Asymmetric Chemical Vapor Deposition (A-CVD) for Manufacturing Thick, High-Quality Graphite Films
Efficient thermal management is critical for modern electronics, including integrated circuits and data centers, as well as specialized industrial components. These applications demand materials with ultra-high thermal conductivity. While graphite is an ideal candidate, the thermal conductivity of currently available mass-produced graphitic products is often insufficient due to the low crystal quality inherent in standard processing. Conversely, Highly Oriented Pyrolytic Graphite (HOPG) offers excellent thermal properties, but its production requires extreme conditions (up to 3,500° C and high pressure) that are costly and difficult to scale. Catalytic Chemical Vapor deposition (C-CVD) growth of graphitic films on metal substrates is a lower-cost, lower-temperature alternative (~ 1,000° C), but is severely limited by its growth mechanism, typically yielding films no thicker than 1 mm, while most industrial thermal management applications require thicknesses between 50-100 mms.
Unmet Need
The performance of graphitic heat spreaders is directly tied to their thermal conductance, which is a function of both conductivity and thickness. Conventional C-CVD methods expose both sides of a metal catalyst to the carbon feedstock simultaneously. This causes carbon to dissolve and segregate from both the top and bottom sides of the catalyst at similar rates.
Once a thin film forms on the surface, it blocks further feedstock decomposition and effectively stops growth. This self-limiting phenomenon prevents C-CVD from producing the industrial-scale, high-quality thick multilayer graphene (MLG) required for a wide range of high-performance applications.

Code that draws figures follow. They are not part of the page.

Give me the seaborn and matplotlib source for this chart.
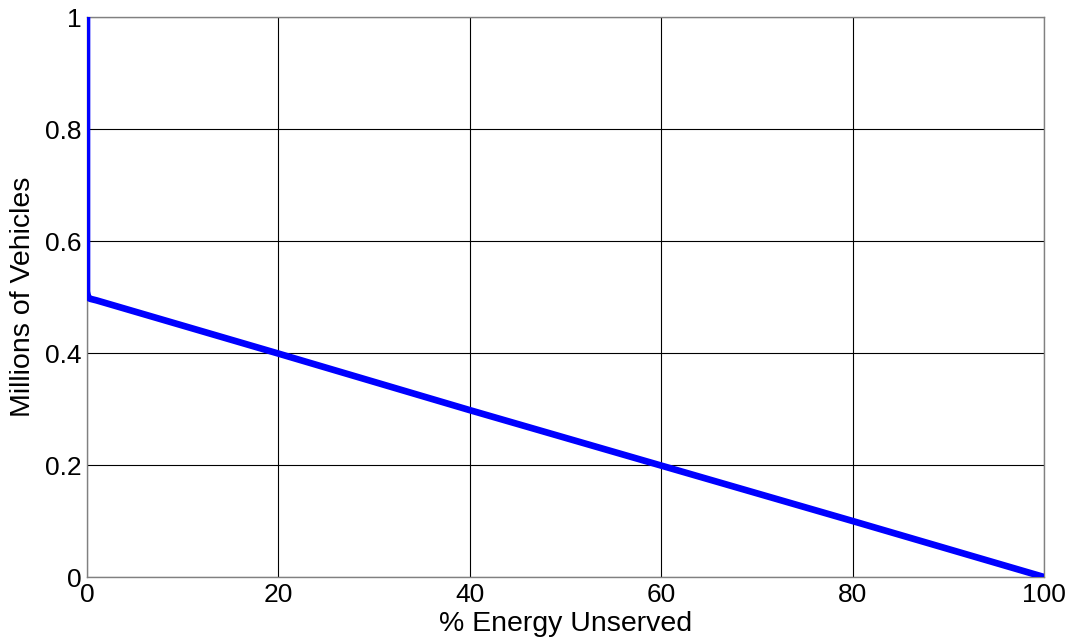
import matplotlib
matplotlib.use("Agg")
import matplotlib.pyplot as plt
import seaborn as sns
import pandas as pd

energy_unserved = [0, 0, 0.1, 0.3, 1, 20, 40, 60, 80, 100]
vehicles_millions = [1.0, 0.51, 0.5, 0.497, 0.494, 0.399, 0.298, 0.199, 0.1, 0.0]
x_ticks = [0, 20, 40, 60, 80, 100]
y_ticks = [0, 0.2, 0.4, 0.6, 0.8, 1]
y_tick_labels = ["0", "0.2", "0.4", "0.6", "0.8", "1"]

sns.set_style("white")
plt.rcParams['font.family'] = ['Liberation Sans', 'DejaVu Sans']
plt.rcParams['text.color'] = 'black'
plt.rcParams['axes.labelcolor'] = 'black'
plt.rcParams['xtick.color'] = 'black'
plt.rcParams['ytick.color'] = 'black'

df = pd.DataFrame({"x": energy_unserved, "y": vehicles_millions})

fig = plt.figure(figsize=(10.7, 6.4), dpi=100)
ax = fig.add_axes([0.0813, 0.0984, 0.8944, 0.875])
sns.lineplot(data=df, x="x", y="y", ax=ax, color="#0000ff", linewidth=4.8,
             sort=False, estimator=None, zorder=3)
ax.set_xlim(0, 100)
ax.set_ylim(0, 1)
ax.set_xticks(x_ticks)
ax.set_yticks(y_ticks)
ax.set_yticklabels(y_tick_labels)
ax.grid(True, color="black", linewidth=0.8)
for s in ax.spines.values():
    s.set_color("#808080")
    s.set_linewidth(1.0)
ax.tick_params(axis="both", labelsize=19, length=0, pad=4)
ax.set_xlabel("% Energy Unserved", fontsize=20.5, labelpad=3)
ax.set_ylabel("Millions of Vehicles", fontsize=20.5, labelpad=6)
fig.savefig("out.png", dpi=100)
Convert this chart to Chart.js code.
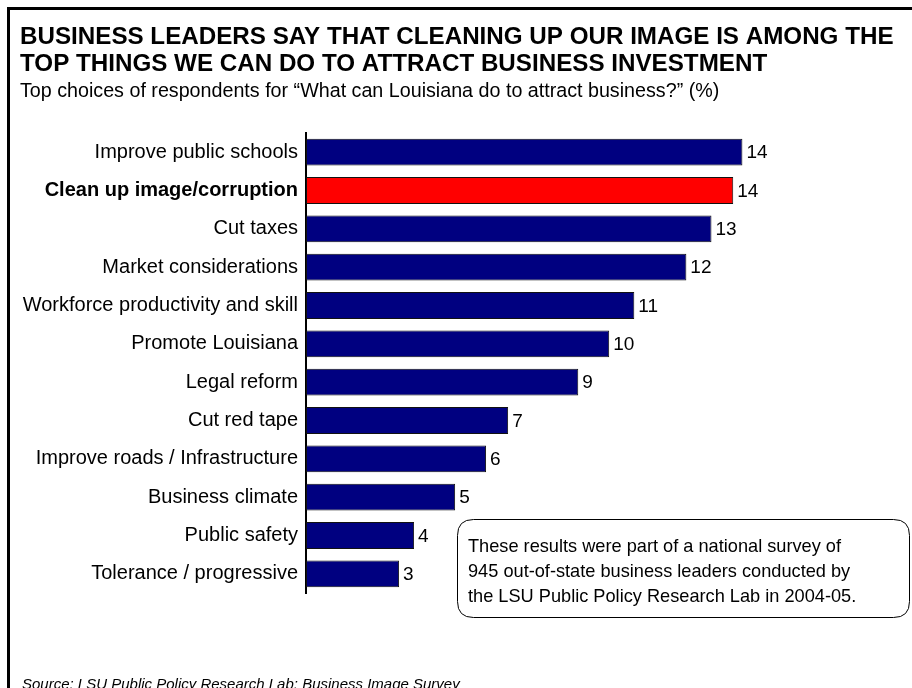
<!DOCTYPE html>
<html>
<head>
<meta charset="utf-8">
<script src="https://cdn.jsdelivr.net/npm/chart.js@4"></script>
<style>
  html, body { margin: 0; padding: 0; background: #fff; }
  #wrap { position: relative; width: 912px; height: 688px; overflow: hidden; }
  #frame { position: absolute; left: 7px; top: 7px; width: 1000px; height: 1000px;
           border-left: 3px solid #000; border-top: 3px solid #000; }
  canvas { position: absolute; left: 0; top: 0; }
</style>
</head>
<body>
<div id="wrap">
  <div id="frame"></div>
  <canvas id="chart" width="912" height="688"></canvas>
</div>
<script>
// data
const categories = [
    'Improve public schools',
    'Clean up image/corruption',
    'Cut taxes',
    'Market considerations',
    'Workforce productivity and skill',
    'Promote Louisiana',
    'Legal reform',
    'Cut red tape',
    'Improve roads / Infrastructure',
    'Business climate',
    'Public safety',
    'Tolerance / progressive'
];
const percentValues = [14.25, 13.95, 13.24, 12.42, 10.72, 9.9, 8.89, 6.6, 5.88, 4.87, 3.53, 3.04];
const highlightIndex = 1;

const titleLines = [
    'BUSINESS LEADERS SAY THAT CLEANING UP OUR IMAGE IS AMONG THE',
    'TOP THINGS WE CAN DO TO ATTRACT BUSINESS INVESTMENT'
];
const subtitleText = 'Top choices of respondents for \u201cWhat can Louisiana do to attract business?\u201d (%)';
const noteLines = [
    'These results were part of a national survey of',
    '945 out-of-state business leaders conducted by',
    'the LSU Public Policy Research Lab in 2004-05.'
];
const sourceText = 'Source: LSU Public Policy Research Lab: Business Image Survey';

const FONT = '"Liberation Sans", Arial, sans-serif';

// value labels at the end of each bar
const valueLabels = {
    id: 'valueLabels',
    afterDatasetsDraw(chart) {
        const ctx = chart.ctx;
        const meta = chart.getDatasetMeta(0);
        ctx.save();
        ctx.font = '19px ' + FONT;
        ctx.fillStyle = '#000';
        ctx.textAlign = 'left';
        ctx.textBaseline = 'middle';
        meta.data.forEach(function(bar, i) {
            ctx.fillText(String(Math.round(percentValues[i])), bar.x + 4, bar.y + 1);
        });
        ctx.restore();
    }
};

// headings, note box and source line
const decorations = {
    id: 'decorations',
    afterDraw(chart) {
        const ctx = chart.ctx;
        ctx.save();
        ctx.fillStyle = '#000';
        ctx.textAlign = 'left';
        ctx.textBaseline = 'alphabetic';

        ctx.font = 'bold 24.2px ' + FONT;
        ctx.fillText(titleLines[0], 20, 44);
        ctx.fillText(titleLines[1], 20, 71);

        ctx.font = '19.7px ' + FONT;
        ctx.fillText(subtitleText, 20, 97);

        // rounded note box
        const bx = 457.5, by = 519.5, bw = 452, bh = 98, r = 16;
        ctx.beginPath();
        ctx.moveTo(bx + r, by);
        ctx.lineTo(bx + bw - r, by);
        ctx.quadraticCurveTo(bx + bw, by, bx + bw, by + r);
        ctx.lineTo(bx + bw, by + bh - r);
        ctx.quadraticCurveTo(bx + bw, by + bh, bx + bw - r, by + bh);
        ctx.lineTo(bx + r, by + bh);
        ctx.quadraticCurveTo(bx, by + bh, bx, by + bh - r);
        ctx.lineTo(bx, by + r);
        ctx.quadraticCurveTo(bx, by, bx + r, by);
        ctx.closePath();
        ctx.fillStyle = '#fff';
        ctx.fill();
        ctx.strokeStyle = '#000';
        ctx.lineWidth = 1;
        ctx.stroke();

        ctx.fillStyle = '#000';
        ctx.font = '18.2px ' + FONT;
        noteLines.forEach(function(line, i) {
            ctx.fillText(line, 468, 552 + i * 25);
        });

        ctx.font = 'italic 15px ' + FONT;
        ctx.fillText(sourceText, 22, 689);
        ctx.restore();
    }
};

const ctx = document.getElementById('chart').getContext('2d');
const chart = new Chart(ctx, {
    type: 'bar',
    data: {
        labels: categories,
        datasets: [{
            data: percentValues,
            backgroundColor: categories.map((c, i) => i === highlightIndex ? '#ff0000' : '#000080'),
            borderColor: '#111',
            borderWidth: 1,
            borderSkipped: false,
            barPercentage: 0.7,
            categoryPercentage: 1.0
        }]
    },
    options: {
        indexAxis: 'y',
        responsive: false,
        animation: false,
        layout: {
            padding: { left: 0, right: 116, top: 133, bottom: 95 }
        },
        scales: {
            x: {
                display: false,
                min: 0,
                max: 16
            },
            y: {
                afterFit: function(scale) { scale.width = 306; },
                grid: { display: false, drawTicks: false },
                border: { display: true, color: '#000', width: 2 },
                ticks: {
                    padding: 8,
                    color: '#000',
                    font: function(c) {
                        return {
                            family: FONT,
                            size: 20,
                            weight: c.index === highlightIndex ? 'bold' : 'normal'
                        };
                    }
                }
            }
        },
        plugins: {
            legend: { display: false },
            tooltip: { enabled: false }
        }
    },
    plugins: [valueLabels, decorations]
});
</script>
</body>
</html>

Our Technology: Asymmetric CVD (A-CVD)
Our Asymmetric Chemical Vapor Deposition (A-CVD) process is a novel system and process engineered to bypass the thickness restrictions of conventional C-CVD. A-CVD utilizes a metal catalyst (e.g., Nickel) and ensures asymmetric exposure: one surface is exposed to a hydrocarbon gas (the carbon feedstock), while the opposing surface is exposed only to a neutral carrier gas.
The A-CVD Mechanism
1. Creation of Carbon Gradient: The hydrocarbon decomposes catalytically on the exposed surface, establishing a steep carbon concentration gradient within the metal.

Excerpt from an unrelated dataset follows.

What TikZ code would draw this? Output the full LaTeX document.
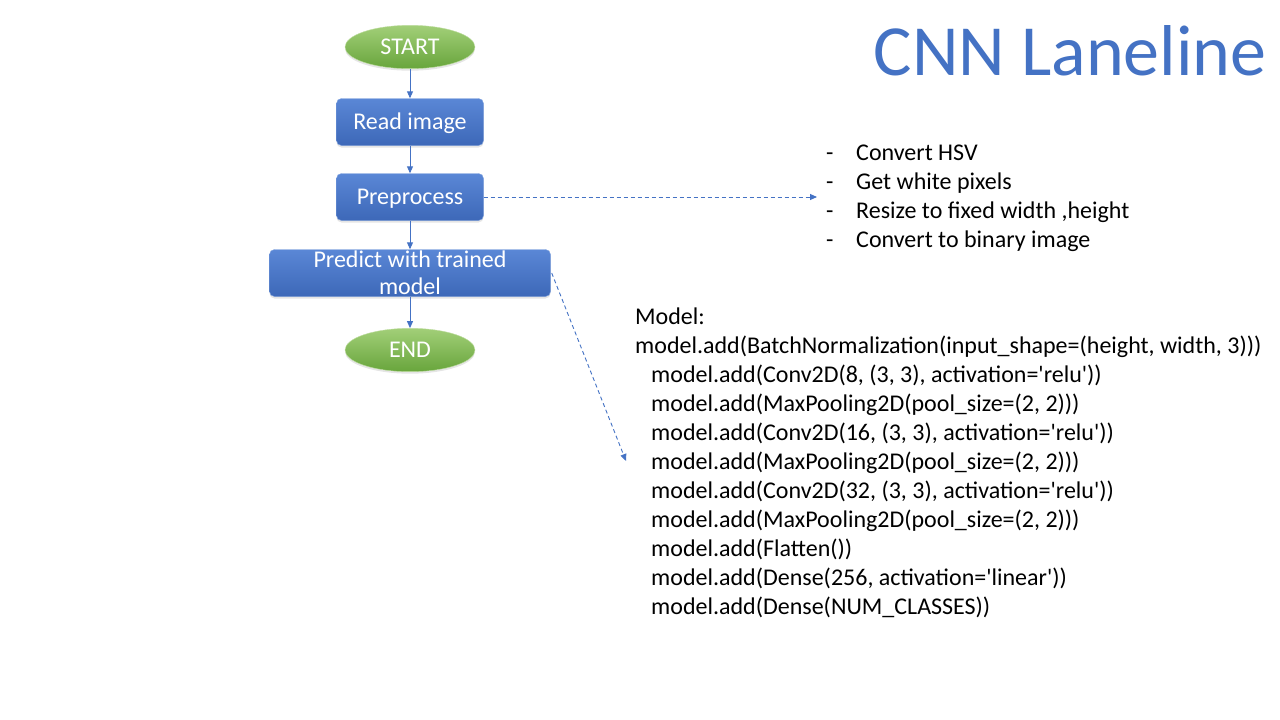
\documentclass[tikz,border=0pt]{standalone}
\usepackage{fontspec}
\setmainfont{Carlito}
\usetikzlibrary{arrows.meta,shapes.geometric,shadows}

\definecolor{flowblue}{HTML}{4472C4}
\definecolor{boxtop}{HTML}{5A87D6}
\definecolor{boxbot}{HTML}{3D68B8}
\definecolor{ovaltop}{HTML}{A2CF78}
\definecolor{ovalbot}{HTML}{68A53C}

\begin{document}
\begin{tikzpicture}[x=1pt, y=-1pt,
  every node/.style={font=\fontsize{24}{29}\selectfont},
  terminal/.style={ellipse, minimum width=130pt, minimum height=40pt,
    text height=19pt, text depth=5pt,
    top color=ovaltop, bottom color=ovalbot, draw=ovaltop!70!white, text=white,
    drop shadow={opacity=0.2, shadow xshift=0pt, shadow yshift=-2pt}},
  process/.style={rectangle, rounded corners=5pt, minimum height=47pt,
    top color=boxtop, bottom color=boxbot, draw=boxtop!80!white, text=white,
    drop shadow={opacity=0.2, shadow xshift=0pt, shadow yshift=-2pt}},
  flow/.style={draw=flowblue, line width=0.9pt, -{Triangle[length=7pt,width=6pt]}},
  link/.style={flow, dash pattern=on 4pt off 3pt}]
\useasboundingbox[fill=white] (0,0) rectangle (1280,720);

% Title
\node[text=flowblue, font=\fontsize{72}{80}\selectfont, anchor=base east] (title) at (1270,75) {CNN Laneline};

% Flow chart
\node[terminal] (start) at (410,47) {START};
\node[process, minimum width=147pt, text height=20pt, text depth=5pt] (read) at (410,122) {Read image};
\node[process, minimum width=147pt, text height=20pt, text depth=5pt] (prep) at (410,197) {Preprocess};
\node[process, minimum width=281pt, inner ysep=-3pt, align=center,
  font=\fontsize{24}{27}\selectfont] (predict) at (410,273) {Predict with trained\\model};
\node[terminal] (end) at (410,350) {END};

\draw[flow] (start) -- (read);
\draw[flow] (read) -- (prep);
\draw[flow] (prep) -- (predict);
\draw[flow] (predict) -- (end);

% Preprocess steps
\coordinate (steps) at (817,197);
\foreach \y/\txt in {160/Convert HSV, 189/Get white pixels,
    218/{Resize to fixed width ,height}, 247/Convert to binary image}
{
  \node[anchor=base west, inner sep=0pt] at (826,\y) {-};
  \node[anchor=base west, inner sep=0pt] at (856,\y) {\txt};
}
\draw[link] (prep.east) -- (steps);

% Model summary
\node[anchor=base west, inner sep=0pt] (model) at (635,324) {Model:};
\node[anchor=base west, inner sep=0pt] at (635,353)
  {model.add(BatchNormalization(input\_shape=(height, width, 3)))};
\foreach \y/\txt in {
    382/{model.add(Conv2D(8, (3, 3), activation=\textquotesingle relu\textquotesingle))},
    411/{model.add(MaxPooling2D(pool\_size=(2, 2)))},
    440/{model.add(Conv2D(16, (3, 3), activation=\textquotesingle relu\textquotesingle))},
    469/{model.add(MaxPooling2D(pool\_size=(2, 2)))},
    498/{model.add(Conv2D(32, (3, 3), activation=\textquotesingle relu\textquotesingle))},
    527/{model.add(MaxPooling2D(pool\_size=(2, 2)))},
    556/{model.add(Flatten())},
    585/{model.add(Dense(256, activation=\textquotesingle linear\textquotesingle))},
    614/{model.add(Dense(NUM\_CLASSES))}}
  \node[anchor=base west, inner sep=0pt] at (651,\y) {\txt};
\coordinate (modelin) at (626,461);
\draw[link] (predict.east) ++(1,0) coordinate (pe) (pe) -- (modelin);
\end{tikzpicture}
\end{document}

2. Unrestricted Growth: This gradient drives continuous carbon diffusion toward the neutral-gas-exposed surface, where the carbon precipitates and the multilayer graphene grow. Because the “exposed side” remains free of a graphitic film, the catalytic surface stays active indefinitely, enabling the growth of much thicker films.
3. Thickness and Quality: This asymmetric strategy removes the traditional thickness limit. A-CVD has successfully produced films up to 100 mm thick, a two-order-of-magnitude increase over standard CVD, while maintaining high crystal quality at moderate growth conditions (~ 1,000° C) and atmospheric pressure.
Market Applications
The resulting thick multilayer graphite exhibits superior thermal conduction, with reported thermal conductivity up to 3,000 W/mK. This performance profile makes it highly advantageous across several high-value sectors:
- Thermal Management: Ideal for use as high-performance heat spreaders in integrated circuits, AI chips, and data center cooling.
- Energy & Infrastructure: Electrodes for supercapacitors and batteries; lining for high-temperature furnaces.
- Specialized Components: Metallurgical crucibles; composite laminates, sealing for petrochemical and atomic energy facilities.
- Aerospace & Transport: Lightweight, high-durability thermal and electrical components for extreme environments.